墓じまいラプソディ:垣谷美雨 | 図書館司書の読書日記

図書館司書の読書日記

こちらは主に備忘録的読書日記と映画の感想を記しています。
著作権法上、ネタばれしないように書いているので味気ないとは思いますが、こんな本があるのだと興味を持っていただけたら幸いです。


 巻頭にふた家族の家系図が載っています。

 どんな家族なのかなぁと読み進めると、地方にお墓のある長男教の家族たちです。

 良妻賢母というか長男の嫁としての人生を全うしたかに見えた姑の遺言は、「婚家の墓に入りたくない」でした。

 同世代の男に比べたら理解のある夫だと自負していた長男教の舅は「それなら生前に言え」と憤慨しますが、そのあたりは本当に自己分析のできていないオトコの発言。

 そこにコブ付き再婚した次男の嫁の非常識発言がバクダンを落とします。ですがこの次男の嫁もなかなか壮絶な家族観を持っていて…。
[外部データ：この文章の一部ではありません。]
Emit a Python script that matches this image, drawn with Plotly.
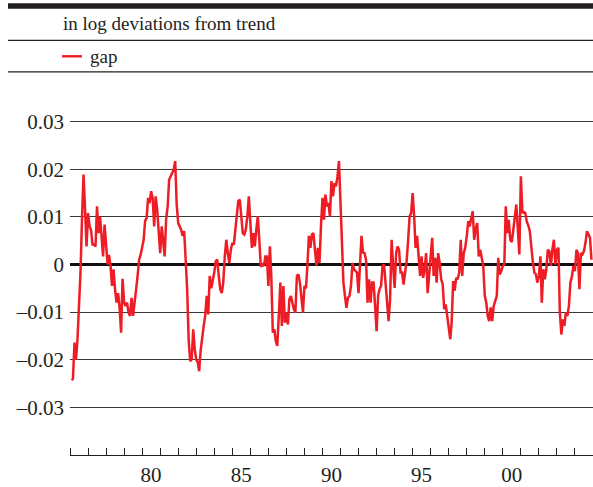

 娘たちは結婚を考える年頃に自称フェミニストの彼氏の「結婚後は当然俺の名字を選択する」という考えにモヤモヤ。

 ここに「婿養子」にいった長男の悲哀も加わります。

 一度は名字のことで破局した長女、9年経ってお互い未婚、もしかしたら…の匂わせがありつつも、全く根本的考えの変わっていない元カレにうんざり。

 ただ若者が結婚に際して妻の名字を選択する=婿養子と捉えているところが、なんとも…。

 婿養子にならなくても妻の名字を選択することはできるのですよね。そもそも憲法上夫の名字を選択するとは書かれていないのですし。

 戸籍の筆頭者の氏であるだけなので、筆頭者を男にこだわると婿養子が必要になりますが、筆頭者が女でよければ婿養子にはなりません。

 世帯主もそうですが、男でも女でもどっちでも選択可能なのにね。

 フィクションですから少しずつミスリードに思える点がありますが、テーマとしては面白いし、これからどんどん変化していく家族観でもあると思います。

 結局宗教は己の心のうちのことなので「見栄」ですることは本質ではないのですよね。

 改葬にかかる費用の根拠など大袈裟でなく考えておかないといけないことだと思いました。

 埋葬の許可って大切なんですよね。